* [Source data]
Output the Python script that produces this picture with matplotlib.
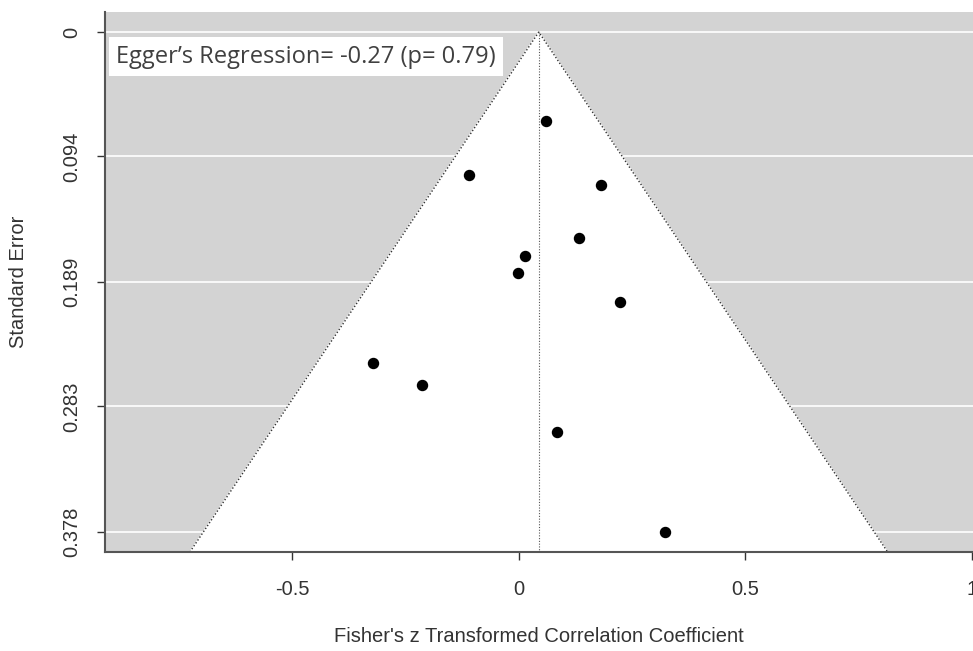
import numpy as np
import matplotlib
matplotlib.use("Agg")
import matplotlib.pyplot as plt

# study estimates (Fisher's z) and standard errors
z_vals = [0.060, -0.110, 0.182, 0.133, 0.014, -0.002, 0.224, -0.322, -0.214, 0.085, 0.322]
se_vals = [0.067, 0.108, 0.116, 0.156, 0.169, 0.182, 0.204, 0.250, 0.267, 0.302, 0.378]
pooled = 0.044
se_ticks = [0, 0.094, 0.189, 0.283, 0.378]
se_ticklabels = ["0", "0.094", "0.189", "0.283", "0.378"]
x_ticks = [-0.5, 0, 0.5, 1]
x_ticklabels = ["-0.5", "0", "0.5", "1"]
egger_text = "Egger\u2019s Regression= -0.27 (p= 0.79)"

se_max = max(se_vals)
ylo, yhi = -0.04 * se_max, se_max * 1.04
xlo, xhi = -0.914, 1.003

fig = plt.figure(figsize=(9.73, 6.51), dpi=100)
ax = fig.add_axes([105 / 973, 0.152, (973 - 105) / 973, 0.8295])
ax.set_facecolor("#d3d3d3")

for t in se_ticks:
    ax.axhline(t, color="white", lw=1.2, zorder=1)

# funnel (95% pseudo confidence region)
half = 1.96 * yhi
ax.fill([pooled - half, pooled, pooled + half], [yhi, 0, yhi], color="white", zorder=2)
ax.plot([pooled - half, pooled, pooled + half], [yhi, 0, yhi], ls=(0, (1, 1.5)),
        color="#333333", lw=1, zorder=3)
ax.plot([pooled, pooled], [0, yhi], ls=(0, (1, 1.5)), color="#555555", lw=0.8, zorder=3)

ax.scatter(z_vals, se_vals, s=52, color="black", zorder=4)

ax.set_xlim(xlo, xhi)
ax.set_ylim(yhi, ylo)
ax.set_yticks(se_ticks)
ax.set_yticklabels(se_ticklabels, rotation=90, va="center")
ax.set_xticks(x_ticks)
ax.set_xticklabels(x_ticklabels)

for s in ["top", "right"]:
    ax.spines[s].set_visible(False)
for s in ["left", "bottom"]:
    ax.spines[s].set_color("#555555")
    ax.spines[s].set_linewidth(1.5)
    ax.spines[s].set_zorder(5)

ax.tick_params(axis="both", direction="out", length=6, width=1, color="#333333",
               labelsize=14.5, labelcolor="#333333")
ax.tick_params(axis="x", pad=14)
ax.tick_params(axis="y", pad=11)
for lab in ax.get_xticklabels() + ax.get_yticklabels():
    lab.set_family("Liberation Sans")

ax.set_xlabel("Fisher's z Transformed Correlation Coefficient", family="Liberation Sans",
              fontsize=14.5, color="#333333", va="center")
ax.set_ylabel("Standard Error", family="Liberation Sans", fontsize=14.5, color="#333333",
              va="center")
ax.xaxis.set_label_coords(0.5, -(636 - 552) / 540)
ax.yaxis.set_label_coords(-(105 - 19) / 868, 0.5)

ax.text(-0.889, 0.0185, egger_text, family="Open Sans", fontsize=17, color="#404040",
        va="center", ha="left", zorder=6,
        bbox=dict(facecolor="white", edgecolor="none", boxstyle="square,pad=0.3"))

fig.savefig("out.png", dpi=100)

* [Objective]
Skip the pictures and restate exactly the lines from the beginning of the listing to the line with "ax.set_xticklabels(x_ticklabels)", that line included.

* [Task solution]
Output the Python script that produces this picture with matplotlib.
import numpy as np
import matplotlib
matplotlib.use("Agg")
import matplotlib.pyplot as plt

# study estimates (Fisher's z) and standard errors
z_vals = [0.060, -0.110, 0.182, 0.133, 0.014, -0.002, 0.224, -0.322, -0.214, 0.085, 0.322]
se_vals = [0.067, 0.108, 0.116, 0.156, 0.169, 0.182, 0.204, 0.250, 0.267, 0.302, 0.378]
pooled = 0.044
se_ticks = [0, 0.094, 0.189, 0.283, 0.378]
se_ticklabels = ["0", "0.094", "0.189", "0.283", "0.378"]
x_ticks = [-0.5, 0, 0.5, 1]
x_ticklabels = ["-0.5", "0", "0.5", "1"]
egger_text = "Egger\u2019s Regression= -0.27 (p= 0.79)"

se_max = max(se_vals)
ylo, yhi = -0.04 * se_max, se_max * 1.04
xlo, xhi = -0.914, 1.003

fig = plt.figure(figsize=(9.73, 6.51), dpi=100)
ax = fig.add_axes([105 / 973, 0.152, (973 - 105) / 973, 0.8295])
ax.set_facecolor("#d3d3d3")

for t in se_ticks:
    ax.axhline(t, color="white", lw=1.2, zorder=1)

# funnel (95% pseudo confidence region)
half = 1.96 * yhi
ax.fill([pooled - half, pooled, pooled + half], [yhi, 0, yhi], color="white", zorder=2)
ax.plot([pooled - half, pooled, pooled + half], [yhi, 0, yhi], ls=(0, (1, 1.5)),
        color="#333333", lw=1, zorder=3)
ax.plot([pooled, pooled], [0, yhi], ls=(0, (1, 1.5)), color="#555555", lw=0.8, zorder=3)

ax.scatter(z_vals, se_vals, s=52, color="black", zorder=4)

ax.set_xlim(xlo, xhi)
ax.set_ylim(yhi, ylo)
ax.set_yticks(se_ticks)
ax.set_yticklabels(se_ticklabels, rotation=90, va="center")
ax.set_xticks(x_ticks)
ax.set_xticklabels(x_ticklabels)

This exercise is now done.